Abrocitinib is currently being developed by Pfizer for the treatment of atopic dermatitis (eczema). It is an investigational oral once-daily Janus kinase 1 (JAK1) inhibitor.
The JAK/STAT pathway is an important factor in inflammation and itch in atopic dermatitis. There are multiple receptors and signaling cascades involved in eczema related inflammation and itch, one of these is the JAK/STAT pathway.
Cytokine signaling is responsible for sustaining the inflammatory response in both the acute and chronic phases of eczema. The following cytokines are part of the JAK/STAT pathway and by inhibiting them, improved eczema may be seen if the studies work.
- IL-4, IL-13, IL-31, TSLP and IL-22 are key cytokines responsible for maintaining inflammation and itch in atopic dermatitis.

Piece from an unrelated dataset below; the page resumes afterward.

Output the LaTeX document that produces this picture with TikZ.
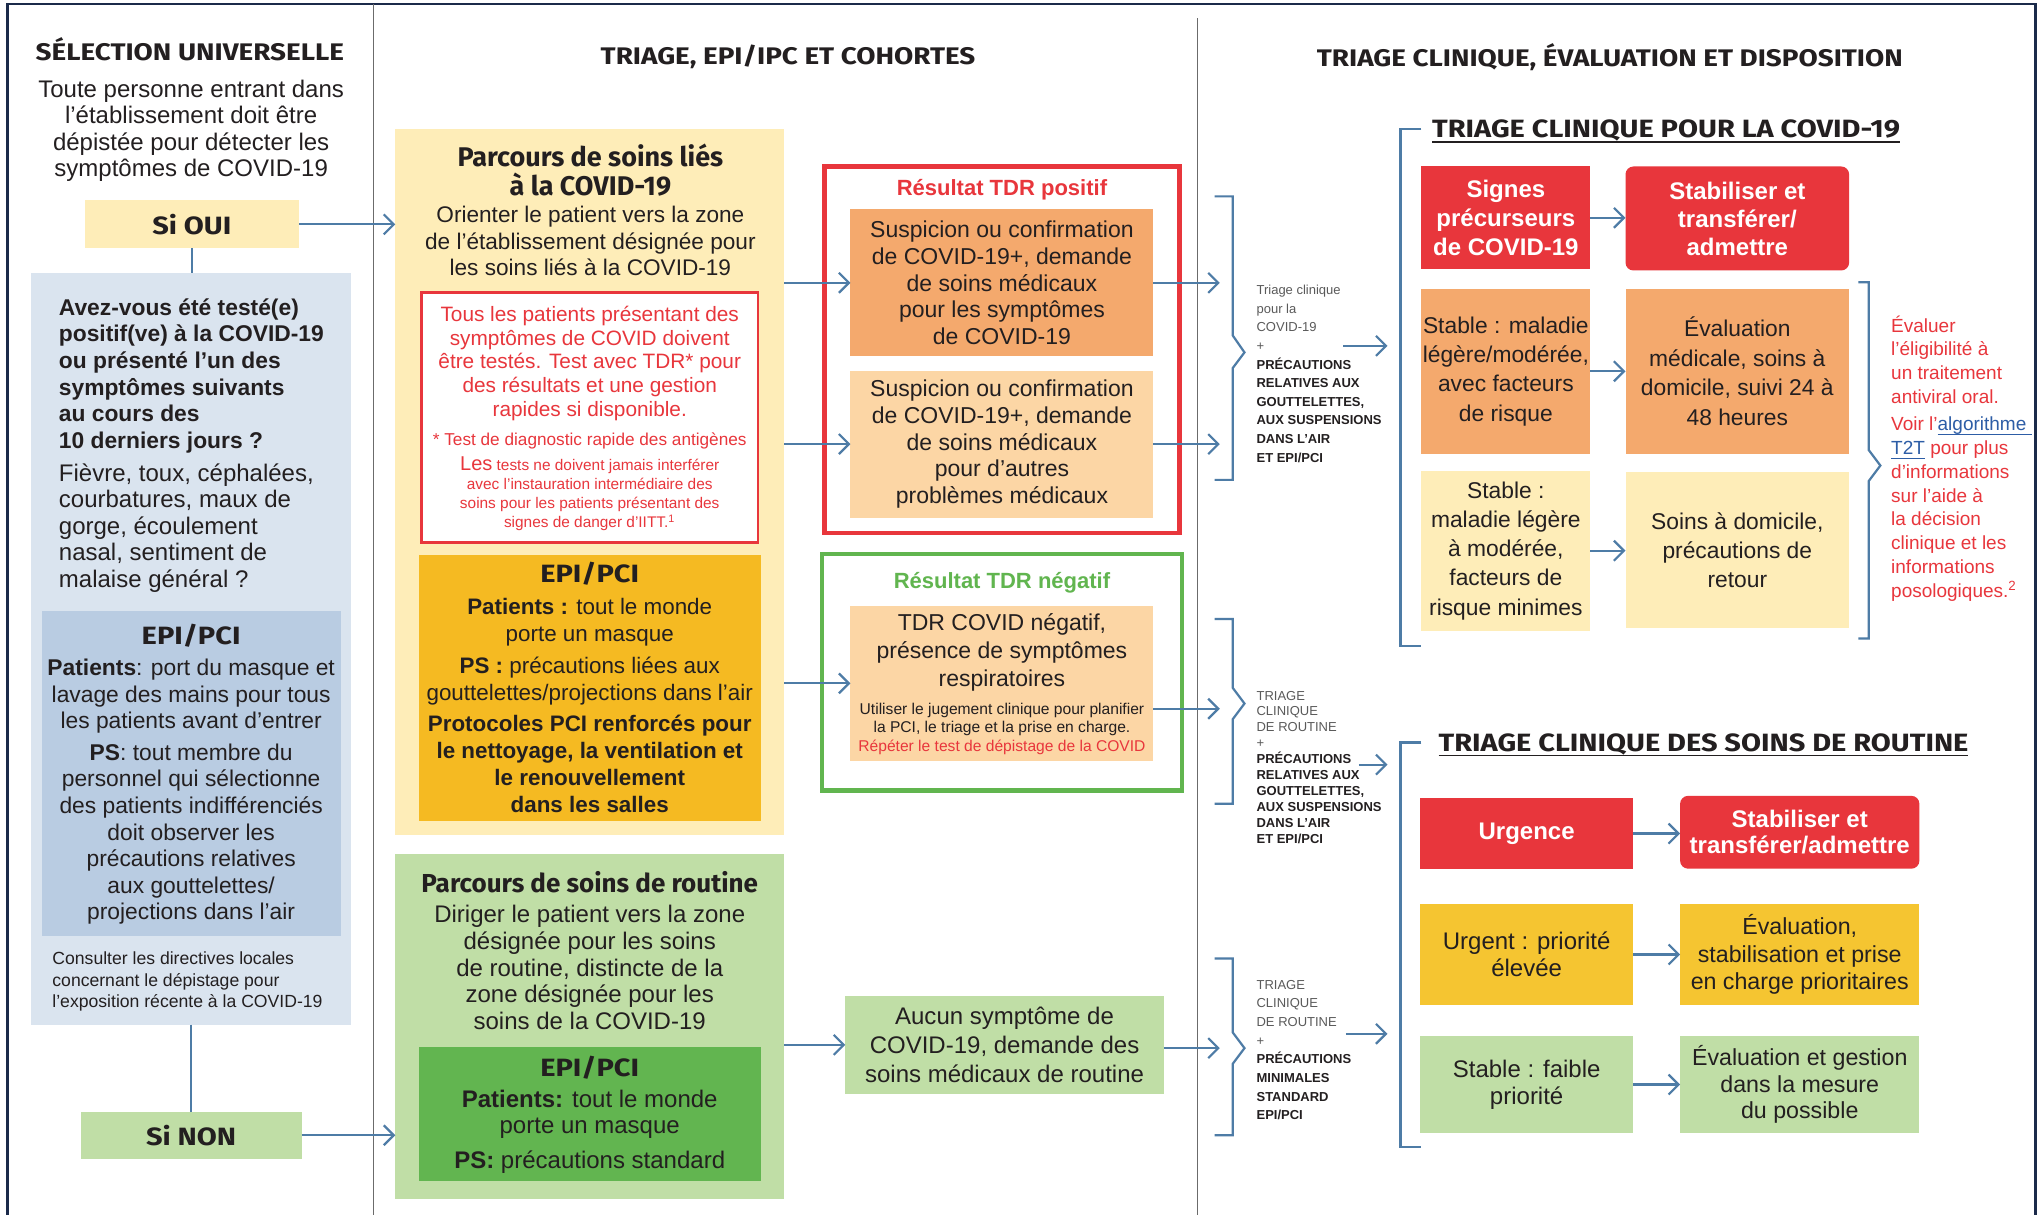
\documentclass[tikz,border=0pt]{standalone}
\usepackage{fontspec}
\setmainfont{Liberation Sans}
\newfontfamily\hdfont{Fira Sans}
\newfontfamily\hdwide{Fira Sans}[FakeStretch=1.16]
\usetikzlibrary{arrows.meta,positioning}

\definecolor{ink}{HTML}{231F20}
\definecolor{navy}{HTML}{1B2A4A}
\definecolor{rule}{HTML}{6B6B6B}
\definecolor{arrowc}{HTML}{4E7CA6}
\definecolor{lyellow}{HTML}{FEEDB8}
\definecolor{lblue}{HTML}{DAE4EF}
\definecolor{mblue}{HTML}{B9CCE2}
\definecolor{lgreen}{HTML}{C0DEA6}
\definecolor{dgreen}{HTML}{62B550}
\definecolor{gold}{HTML}{F5BA22}
\definecolor{gold2}{HTML}{F5C531}
\definecolor{cred}{HTML}{E8363C}
\definecolor{corange}{HTML}{F4A96D}
\definecolor{lorange}{HTML}{FCD6A5}
\definecolor{cgreen}{HTML}{61B54F}
\definecolor{gtext}{HTML}{5A5A5A}
\definecolor{link}{HTML}{2D5DA6}

\newcommand{\fsz}[2]{\fontsize{#1}{#2}\selectfont}
\newcommand{\capb}[1]{\textcolor{ink}{\bfseries #1}}
\newcommand{\uln}[2][0.9pt]{\leavevmode\setbox0=\hbox{#2}\rlap{\rule[-2.4pt]{\wd0}{#1}}\box0}
\newcommand{\lnk}[1]{\textcolor{link}{\uln[0.6pt]{#1}}}

\begin{document}
\begin{tikzpicture}[x=0.65pt, y=-0.65pt,
  bx/.style={inner sep=0pt, outer sep=0pt, align=center, text=ink},
  sz/.style 2 args={minimum width=#1*0.65pt, minimum height=#2*0.65pt},
  txt/.style={inner sep=0pt, align=center, text=ink},
  hd/.style={inner sep=0pt, align=center, text=ink, font=\hdwide\bfseries\fsz{12}{14}},
  brief/.style={inner sep=0pt, align=left, anchor=west, text=gtext, font=\fsz{6.5}{9.3}},
  arr/.style={draw=arrowc, line width=1.1pt, -{Straight Barb[length=5pt,width=10pt]}},
  ln/.style={draw=arrowc, line width=1.1pt}]
\useasboundingbox (0,0) rectangle (1568,934);
\fill[white] (0,0) rectangle (1568,934);

% frame and columns
\draw[navy, line width=1.4pt] (6,934) -- (6,3) -- (1565,3) -- (1565,934);
\draw[rule, line width=0.6pt] (287,3) -- (287,934);
\draw[rule, line width=0.6pt] (921,14) -- (921,934);

% selection universelle
\node[hd] (t1) at (146,38) {SÉLECTION UNIVERSELLE};
\node[txt, font=\fsz{12}{13.2}] (intro) at (147,100.5) {Toute personne entrant dans\\l’établissement doit être\\dépistée pour détecter les\\symptômes de COVID-19};
\node[bx, fill=lyellow, sz={165}{37}, font=\hdwide\bfseries\fsz{12.5}{15}] (oui) at (147.5,172.5) {Si OUI};
\node[bx, fill=lblue, sz={246}{578}] (q) at (147,499) {};
\node[txt, align=left, anchor=west, font=\bfseries\fsz{11.4}{13.3}] (qtxt) at (45,289) {Avez-vous été testé(e)\\positif(ve) à la COVID-19\\ou présenté l’un des\\symptômes suivants\\au cours des\\10 derniers jours ?};
\node[txt, align=left, anchor=west, font=\fsz{12}{13.3}] (sym) at (45,406) {Fièvre, toux, céphalées,\\courbatures, maux de\\gorge, écoulement\\nasal, sentiment de\\malaise général ?};
\node[bx, fill=mblue, sz={230}{250}] (epi1) at (147,595) {};
\node[hd, font=\hdwide\bfseries\fsz{12.5}{15}] (epi1t) at (147,489) {EPI/PCI};
\node[txt, font=\fsz{11.4}{13.3}] (epi1p) at (147,535.5) {\textbf{Patients}: port du masque et\\lavage des mains pour tous\\les patients avant d’entrer};
\node[txt, font=\fsz{11.4}{13.3}] (epi1s) at (147,641.5) {\textbf{PS}: tout membre du\\personnel qui sélectionne\\des patients indifférenciés\\doit observer les\\précautions relatives\\aux gouttelettes/\\projections dans l’air};
\node[txt, align=left, anchor=west, font=\fsz{8.8}{10.7}] (local) at (40,755) {Consulter les directives locales\\concernant le dépistage pour\\l’exposition récente à la COVID-19};
\node[bx, fill=lgreen, sz={170}{36}, font=\hdwide\bfseries\fsz{12.5}{15}] (non) at (147,873) {Si NON};

% triage, epi/ipc et cohortes
\node[hd] (t2) at (606,44) {TRIAGE, EPI/IPC ET COHORTES};
\node[bx, fill=lyellow, sz={299}{543}] (covid) at (453.5,370.5) {};
\node[txt, font=\hdfont\bfseries\fsz{13.5}{14.3}] (covidt) at (454,131) {Parcours de soins liés\\à la COVID-19};
\node[txt, font=\fsz{11.3}{13.3}] (covidx) at (454,185.5) {Orienter le patient vers la zone\\de l’établissement désignée pour\\les soins liés à la COVID-19};
\node[bx, fill=white, draw=cred, line width=1.3pt, sz={259}{192}] (rtest) at (453.5,321) {};
\node[txt, text=cred, font=\fsz{10.4}{11.9}] (rtxt) at (453.5,279.5) {Tous les patients présentant des\\symptômes de COVID doivent\\être testés. Test avec TDR* pour\\des résultats et une gestion\\rapides si disponible.};
\node[txt, text=cred, font=\fsz{8.6}{10}] (rtdr) at (453.5,339) {* Test de diagnostic rapide des antigènes};
\node[txt, text=cred, font=\fsz{7.7}{9.5}] (rsmall) at (453.5,380) {{\fsz{10}{9.5}Les} tests ne doivent jamais interférer\\avec l’instauration intermédiaire des\\soins pour les patients présentant des\\signes de danger d’IITT.\textsuperscript{1}};
\node[bx, fill=gold, sz={263}{204}] (epi2) at (453.5,529) {};
\node[hd, font=\hdwide\bfseries\fsz{12.5}{15}] (epi2t) at (453.5,441) {EPI/PCI};
\node[txt, font=\fsz{11.2}{13.45}] (epi2x) at (453.5,542.5) {\textbf{Patients :} tout le monde\\porte un masque\\[2.2pt]\textbf{PS :} précautions liées aux\\gouttelettes/projections dans l’air\\[2.2pt]\textbf{Protocoles PCI renforcés pour}\\\textbf{le nettoyage, la ventilation et}\\\textbf{le renouvellement}\\\textbf{dans les salles}};
\node[bx, fill=lgreen, sz={299}{265}] (routine) at (453.5,789.5) {};
\node[txt, font=\hdfont\bfseries\fsz{13}{15}] (routinet) at (453.5,678) {Parcours de soins de routine};
\node[txt, font=\fsz{12}{13.3}] (routinex) at (453.5,744) {Diriger le patient vers la zone\\désignée pour les soins\\de routine, distincte de la\\zone désignée pour les\\soins de la COVID-19};
\node[bx, fill=dgreen, sz={263}{103}] (epi3) at (453.5,856.5) {};
\node[hd, font=\hdwide\bfseries\fsz{12.5}{15}] (epi3t) at (453.5,821) {EPI/PCI};
\node[txt, font=\fsz{12}{13}] (epi3x) at (453.5,870.5) {\textbf{Patients:} tout le monde\\porte un masque\\[4.5pt]\textbf{PS:} précautions standard};

% resultats TDR
\node[bx, fill=white, draw=cred, line width=2.2pt, sz={273}{282}] (pos) at (770.5,269) {};
\node[txt, text=cred, font=\bfseries\fsz{11}{13}] (post) at (770.5,146) {Résultat TDR positif};
\node[bx, fill=corange, sz={233}{113}, font=\fsz{11.5}{13.3}] (pos1) at (770.5,217.5) {Suspicion ou confirmation\\de COVID-19+, demande\\de soins médicaux\\pour les symptômes\\de COVID-19};
\node[bx, fill=lorange, sz={233}{113}, font=\fsz{11.5}{13.3}] (pos2) at (770.5,341.5) {Suspicion ou confirmation\\de COVID-19+, demande\\de soins médicaux\\pour d’autres\\problèmes médicaux};
\node[bx, fill=white, draw=cgreen, line width=2.2pt, sz={277}{182}] (neg) at (770.5,517) {};
\node[txt, text=cgreen, font=\bfseries\fsz{11}{13}] (negt) at (770.5,448) {Résultat TDR négatif};
\node[bx, fill=lorange, sz={233}{119}] (neg1) at (770.5,525.5) {};
\node[txt, font=\fsz{11.5}{14}] (neg1x) at (770.5,502) {TDR COVID négatif,\\présence de symptômes\\respiratoires};
\node[txt, font=\fsz{7.8}{9.4}] (neg1s) at (770.5,560.5) {Utiliser le jugement clinique pour planifier\\la PCI, le triage et la prise en charge.\\\textcolor{cred}{Répéter le test de dépistage de la COVID}};
\node[bx, fill=lgreen, sz={245}{75}, font=\fsz{12}{14.3}] (aucun) at (772.5,803.5) {Aucun symptôme de\\COVID-19, demande des\\soins médicaux de routine};

\draw[ln] (oui.south) -- (oui.south |- q.north);
\draw[ln] (q.south) -- (non.north);
\draw[arr] (oui.east) -- (oui.east -| covid.west);
\draw[arr] (non.east) -- (non.east -| routine.west);
\draw[arr] (covid.east |- pos1) -- (pos1.west);
\draw[arr] (covid.east |- pos2) -- (pos2.west);
\draw[arr] (covid.east |- neg1) -- (neg1.west);
\draw[arr] (routine.east |- aucun) -- (aucun.west);

% braces
\coordinate (br1) at (938,269);
\coordinate (br2) at (938,545);
\coordinate (br3) at (938,806);
\draw[arr] (pos1.east) -- (pos1.east -| br1);
\draw[arr] (pos2.east) -- (pos2.east -| br1);
\draw[arr] (neg1.east |- br2) -- (br2);
\draw[arr] (aucun.east |- br3) -- (br3);
\draw[ln] (934,151) -- (948,151) -- (948,258) -- (957,271) -- (948,283) -- (948,369) -- (934,369);
\draw[ln] (934,476) -- (948,476) -- (948,529) -- (957,541) -- (948,553) -- (948,618) -- (934,618);
\draw[ln] (934,737) -- (948,737) -- (948,794) -- (957,806) -- (948,818) -- (948,873) -- (934,873);
\node[brief] (c1) at (966,287.5) {Triage clinique\\pour la\\COVID-19\\+\\\capb{PRÉCAUTIONS}\\\capb{RELATIVES AUX}\\\capb{GOUTTELETTES,}\\\capb{AUX SUSPENSIONS}\\\capb{DANS L’AIR}\\\capb{ET EPI/PCI}};
\node[brief, font=\fsz{6.5}{7.95}] (c2) at (966,590) {TRIAGE\\CLINIQUE\\DE ROUTINE\\+\\\capb{PRÉCAUTIONS}\\\capb{RELATIVES AUX}\\\capb{GOUTTELETTES,}\\\capb{AUX SUSPENSIONS}\\\capb{DANS L’AIR}\\\capb{ET EPI/PCI}};
\node[brief] (c3) at (966,807.5) {TRIAGE\\CLINIQUE\\DE ROUTINE\\+\\\capb{PRÉCAUTIONS}\\\capb{MINIMALES}\\\capb{STANDARD}\\\capb{EPI/PCI}};
\coordinate (o1) at (1033,266);
\coordinate (e1) at (1067,266);
\coordinate (o2) at (1045,588);
\coordinate (e2) at (1067,588);
\coordinate (o3) at (1035,795);
\coordinate (e3) at (1067,795);
\draw[arr] (o1) -- (e1);
\draw[arr] (o2) -- (e2);
\draw[arr] (o3) -- (e3);

% triage clinique, evaluation et disposition
\node[hd] (t3) at (1238,44) {TRIAGE CLINIQUE, ÉVALUATION ET DISPOSITION};
\draw[ln] (1093,99) -- (1077,99) -- (1077,497) -- (1093,497);
\draw[ln] (1093,571) -- (1077,571) -- (1077,882) -- (1093,882);
\node[hd, anchor=west, font=\hdwide\bfseries\fsz{12.5}{14}] (s1) at (1101,101) {\uln{TRIAGE CLINIQUE POUR LA COVID-19}};
\node[hd, anchor=west, font=\hdwide\bfseries\fsz{12.5}{14}] (s2) at (1106,573) {\uln{TRIAGE CLINIQUE DES SOINS DE ROUTINE}};

\node[bx, fill=cred, text=white, sz={130}{79}, font=\bfseries\fsz{12}{14.3}] (signs) at (1158,167.5) {Signes\\précurseurs\\de COVID-19};
\node[bx, fill=cred, text=white, rounded corners=4pt, sz={172}{80}, font=\bfseries\fsz{12}{14}] (stab1) at (1336,168) {Stabiliser et\\transférer/\\admettre};
\node[bx, fill=corange, sz={130}{127}, font=\fsz{11.4}{14.7}] (risk) at (1158,285.5) {Stable : maladie\\légère/modérée,\\avec facteurs\\de risque};
\node[bx, fill=corange, sz={172}{127}, font=\fsz{11.4}{14.7}] (eval1) at (1336,285.5) {Évaluation\\médicale, soins à\\domicile, suivi 24 à\\48 heures};
\node[bx, fill=lyellow, sz={130}{123}, font=\fsz{11.4}{14.6}] (minor) at (1158,423.5) {Stable :\\maladie légère\\à modérée,\\facteurs de\\risque minimes};
\node[bx, fill=lyellow, sz={172}{120}, font=\fsz{11.4}{14.6}] (home) at (1336,423) {Soins à domicile,\\précautions de\\retour};
\draw[arr] (signs.east) -- (signs.east -| stab1.west);
\draw[arr] (risk.east) -- (risk.east -| eval1.west);
\draw[arr] (minor.east) -- (minor.east -| home.west);

\draw[ln] (1429,217) -- (1437,217) -- (1437,346) -- (1446,358) -- (1437,370) -- (1437,491) -- (1429,491);
\node[txt, text=cred, align=left, anchor=west, font=\fsz{9.5}{11.9}] (antiv) at (1454,276.5) {Évaluer\\l’éligibilité à\\un traitement\\antiviral oral.};
\node[txt, text=cred, align=left, anchor=west, font=\fsz{9.5}{11.95}] (t2t) at (1454,391.5) {Voir l’\lnk{algorithme\ }\\\lnk{T2T} pour plus\\d’informations\\sur l’aide à\\la décision\\clinique et les\\informations\\posologiques.\textsuperscript{2}};

\node[bx, fill=cred, text=white, sz={164}{54}, font=\bfseries\fsz{12}{14}] (urg) at (1174,641) {Urgence};
\node[bx, fill=cred, text=white, rounded corners=4pt, sz={184}{56}, font=\bfseries\fsz{12}{13}] (stab2) at (1384,640) {Stabiliser et\\transférer/admettre};
\node[bx, fill=gold2, sz={164}{78}, font=\fsz{12}{13.7}] (urgent) at (1174,734) {Urgent : priorité\\élevée};
\node[bx, fill=gold2, sz={184}{78}, font=\fsz{11.6}{13.7}] (eval2) at (1384,734) {Évaluation,\\stabilisation et prise\\en charge prioritaires};
\node[bx, fill=lgreen, sz={164}{74}, font=\fsz{12}{13.7}] (stable) at (1174,834) {Stable : faible\\priorité};
\node[bx, fill=lgreen, sz={184}{74}, font=\fsz{11.6}{13.3}] (eval3) at (1384,834) {Évaluation et gestion\\dans la mesure\\du possible};
\draw[arr] (urg.east) -- (urg.east -| stab2.west);
\draw[arr] (urgent.east) -- (urgent.east -| eval2.west);
\draw[arr] (stable.east) -- (stable.east -| eval3.west);
\end{tikzpicture}
\end{document}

- IL-31 and TSLP are key itch cytokines in atopic dermatitis, while IL-4 and IL-13 also contribute to pruritis.
- IL-4, IL-13, and IL-31 can bind to receptors on sensory neurons in the skin leading to chronic pruritis through a non-histamine-dependent pathway.
In previous blog posts we have discussed the importance of some of these cytokine signaling pathways used for eczema.
Cytokine binding and subsequent signaling occurs via the JAK/STAT pathway.
- The JAK family has 4 members: JAK1, JAK2, JAK3, and TYK2
- After a cytokine binds to its receptor on the surface of a target cell, cytokine receptors dimerize, bringing JAK pairs into close proximity.
- The JAKs then phosphorylate members of the STAT family, which translocate to the nucleus and affect gene transcription to perpetuate inflammation and itch.
The burden and impact of atopic dermatitis is immense. It is estimated to 7.2% of adults and 10.7% of children in the U.S have it. 46% of patients report limited disease control or uncontrolled atopic dermatitis. Up to 87% of adults wake up at night due to itching. Up to 60% of children experience sleep disruptions caused by their disease. Lack of sleep can cause poor performance in school. There is a large psychological impact with sleep disorders, anxiety and depression related to atopic dermatitis.
There are a lot of different treatments available for atopic dermatitis, Abrocitinib would be for the more severe eczema who have failed conventional therapy.
Recently Pfizer announced positive data from one of its trials. Positive top-line results from the Phase 3 JADE TEEN study of abrocitinib, an investigational oral once-daily Janus kinase 1 (JAK1) inhibitor, in patients 12 to <18 years of age with moderate to severe atopic dermatitis (AD) who were also on background topical therapy. Both doses of abrocitinib met the co-primary endpoints and were generally well tolerated.
Other trials as well have showed good results. Phase 3 results show abrocitinib safe, effective for atopic dermatitis
Abrocitinib currently doesn’t have a brand name or a price yet. Further studies will need to be done on Abrocitinib before its approved. The most common adverse effects seen are upper respiratory tract infection, headache, nausea, and diarrhea.
The Lancet recently published a phase 3 randomized placebo controlled trial (JADEMONO-1) to assess the efficacy of abrocitinib. Improvements in pruritis and disease burden were observed at week 2 of treatment and continued throughout the rest of the 12 week study. Notably it was well tolerated. This supports abrocitinb as a potential treatment for atopic dermatitis, although further studies with longer duration of treatment are required.